You can't help but correctly encode things on the way out if you want things to work properly.
There is also the question of "filtering" vs. "rejecting". I personally recommend that one way or another anything with the first 32 ASCII characters that you don't expect not end up in your database, because they are full of magical behaviors in all kinds of places, but I also tend to recommend outright rejection on the grounds that these things don't innocently come in. Nobody accidentally types the Negative ACK character into their name. But at the very least, filter it out early. You can also outright "filter" on Unicode character classes you don't expect. But this really ought to be seen more as mere day-to-day business "data validation" than a security measure because of the aforementioned fact that some of the Characters of Interest are still valid, and you can't afford to just filter them all out.

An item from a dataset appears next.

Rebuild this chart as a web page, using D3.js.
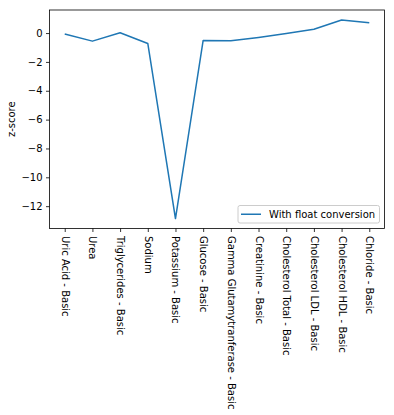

(You basically end up with "English letters and numbers". If you're trying to "filter" away all the "bad" characters in advance, without really knowing where they're going, you can't even have things like "space" (very active shell character), and UTF8 can actually be dangerous if stuff isn't expecting it, etc. And when push really comes to shove, even strings of nothing but English letters and numbers can become dangerous if they are too long, in certain pathological contexts, i.e., "seriously, don't write network software in C". Because the safety of a string is not an intrinsic property of a string but has everything to do with interpretation by further bits of code, there isn't a way to generically "cleanse" a string.)